In celebration of Seamus Heaney’s 70th birthday, RTÉ has commissioned Rachel Holstead, Kevin O’Connell and Ian Wilson to write for the RTÉ Vanbrugh Quartet.


View an interview with Kevin O'Connell about his new work, Where should this music be?
Download mp4 [57.1M; 6:27]
Seamus Heaney
Seamus Heaney

The three short pieces, written as responses to the poetry and prose of Seamus Heaney, will receive their world premiere broadcast-performances on RTÉ lyric fm on Easter Monday, 13 April, Heaney’s actual birthday.

Kevin O’Connell cites Heaney’s remark about waiting until he was 50 to credit marvels, saying that it ‘divides his output (too neatly, of course) into two categories, as an early bogginess looks up to notice the ethereal’. This prompted Kevin to think about two kinds of material: a flighty, high, fast music and a more rustic dance element, including an Irish jig and bag-pipe drones.

The title, Where should this music be? is drawn from The Tempest and Kevin continues: ‘It is as if Ariel were whistling one kind of music while Caliban and his cronies cavort to another. In Shakespeare’s play, Ferdinand hears Ariel’s sweet airs coming from he knows not where and asks, “Where should this music be, i’ th’ air or th’ earth?” This question might be a different way of posing the Heaney conundrum.’

Kevin describes Heaney as a beacon especially for anyone who, like him, grew up in Derry: ‘He is a challenging presence but also a reassuring one. An artist now must negotiate a tricky path between the claims of art and those of the world; the ivory tower is derelict. Heaney in this respect has been exemplary.’
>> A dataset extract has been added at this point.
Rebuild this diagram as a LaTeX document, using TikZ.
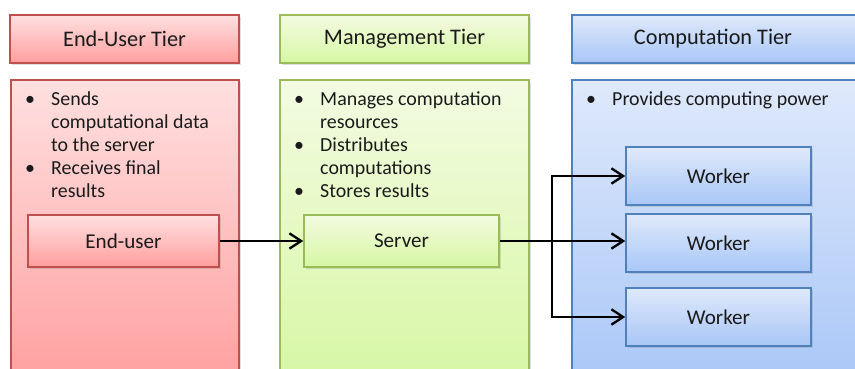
\documentclass[tikz,border=0pt]{standalone}
\usepackage{fontspec}
\setmainfont{Carlito}
\usetikzlibrary{arrows.meta, positioning, calc, shadows}
\definecolor{credline}{HTML}{C0504D}
\definecolor{credtop}{HTML}{FFE0E0}
\definecolor{credbot}{HTML}{FF9E9E}
\definecolor{cgreenline}{HTML}{9BBB59}
\definecolor{cgreentop}{HTML}{F3FBE2}
\definecolor{cgreenbot}{HTML}{D6F7A2}
\definecolor{cblueline}{HTML}{4F81BD}
\definecolor{cbluetop}{HTML}{DFE9FB}
\definecolor{cbluebot}{HTML}{A8C6F7}
\definecolor{ctext}{HTML}{1A1A1A}
\def\unitpx{0.03cm}
\tikzset{
  every picture/.style={x=0.03cm, y=-0.03cm, text=ctext},
  tier/.style={draw=#1line, top color=#1top, bottom color=#1bot, line width=1.5pt,
    inner sep=0pt, drop shadow={shadow xshift=1.5pt, shadow yshift=-2pt, opacity=0.25}},
  header/.style={font=\fontsize{19pt}{22pt}\selectfont},
  unit/.style={font=\fontsize{18pt}{21pt}\selectfont},
  point/.style={font=\fontsize{17pt}{19.55pt}\selectfont, inner sep=0pt},
  arrow/.style={-{Straight Barb[length=3.5mm, width=4.6mm, line width=2pt]}, line width=2pt, draw=black},
}
% box given by its corners in pixels
\newcommand{\tierbox}[7]{
  \node[tier=#6, minimum width=(#4-#2)*\unitpx, minimum height=(#5-#3)*\unitpx, #7] (#1) at ({(#2+#4)/2},{(#3+#5)/2}) {};
}
% bullet point, baseline of its first line at y
\newcommand{\tierpoint}[4]{
  \node[point, anchor=base] (#1-b) at (#2-21,#3) {•};
  \node[point, anchor=base west] (#1) at (#2,#3) {\parbox[t]{9cm}{\raggedright #4}};
}

\begin{document}
\begin{tikzpicture}
  \useasboundingbox (0,0) rectangle (855,369);
  \clip (0,0) rectangle (855,369);
  % tier titles
  \tierbox{hdruser}{10}{15}{239}{63}{cred}{}
  \tierbox{hdrmgmt}{280}{15}{529}{63}{cgreen}{}
  \tierbox{hdrcomp}{572}{15}{880}{63}{cblue}{}
  \node[header] (tuser) at (hdruser) {End-User Tier};
  \node[header] (tmgmt) at (hdrmgmt) {Management Tier};
  \node[header] (tcomp) at (713,39) {Computation Tier};
  % tier bodies
  \tierbox{bodyuser}{11}{80}{239}{390}{cred}{}
  \tierbox{bodymgmt}{280}{80}{529}{390}{cgreen}{}
  \tierbox{bodycomp}{572}{80}{880}{390}{cblue}{}
  % what each tier does
  \tierpoint{puser1}{51}{106}{Sends\\computational data\\to the server}
  \tierpoint{puser2}{51}{175}{Receives final\\results}
  \tierpoint{pmgmt1}{320}{106}{Manages computation\\resources}
  \tierpoint{pmgmt2}{320}{152}{Distributes\\computations}
  \tierpoint{pmgmt3}{320}{198}{Stores results}
  \tierpoint{pcomp1}{612}{106}{Provides computing power}
  % units
  \tierbox{enduser}{28}{215}{219}{267}{cred}{line width=1.3pt}
  \tierbox{server}{304}{215}{499}{267}{cgreen}{line width=1.3pt}
  \tierbox{worker1}{626}{147}{811}{205}{cblue}{line width=1.3pt}
  \tierbox{worker2}{626}{214}{811}{272}{cblue}{line width=1.3pt}
  \tierbox{worker3}{626}{288}{811}{346}{cblue}{line width=1.3pt}
  \node[unit] (lenduser) at (enduser) {End-user};
  \node[unit] (lserver) at (server) {Server};
  \foreach \w in {worker1, worker2, worker3}
    \node[unit] (l\w) at (\w) {Worker};
  % connectors
  \coordinate (branch) at ($(server.east)+(52,0)$);
  \draw[arrow] (enduser.east) -- (server.west);
  \draw[arrow] (server.east) -- (server.east -| worker2.west);
  \draw[arrow] (branch) |- (worker1.west);
  \draw[arrow] (branch) |- (worker3.west);
\end{tikzpicture}
\end{document}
Ian Wilson’s Across a clear blue sky is inspired by Heaney’s Horace and the Thunder and the 9/11 attacks that prompted it. Wilson has ‘tried to respond to that event with the same kind of dignity that Heaney has done in his poem’. Having previously set some of Heaney’s work to music for singers, he found this purely instrumental response brought a sense of liberation and adventure.

Admiring Heaney’s ability to respond to diverse aspects of the human experience with insight and dignity, he has tried to underpin the dark and aggressive elements in his piece with a sanguinity that he hopes will acknowledge the poet’s influence on it.

Heaney’s poem The Given Note – about the Blasket fiddler who retrieves the mysterious Port na bPucaí (The Fairies’ Tune) from Inisvicillaune – is the conceptual touchstone or fulcrum for Rachel Holstead’s piece of the same name. As she writes: ‘The poem’s fiddler becomes a metaphor for the poet himself, for his seeing and hearing of the beauties, ordinary and extraordinary mysteries of the world. The fiddler’s grave rephrasing of the tune becomes Heaney’s translation into poetry of the “loud weather” of this world and human nature. The music moves between the seen and the translated, offering a homage to the beauties of each and to the fiddler who moves between them.’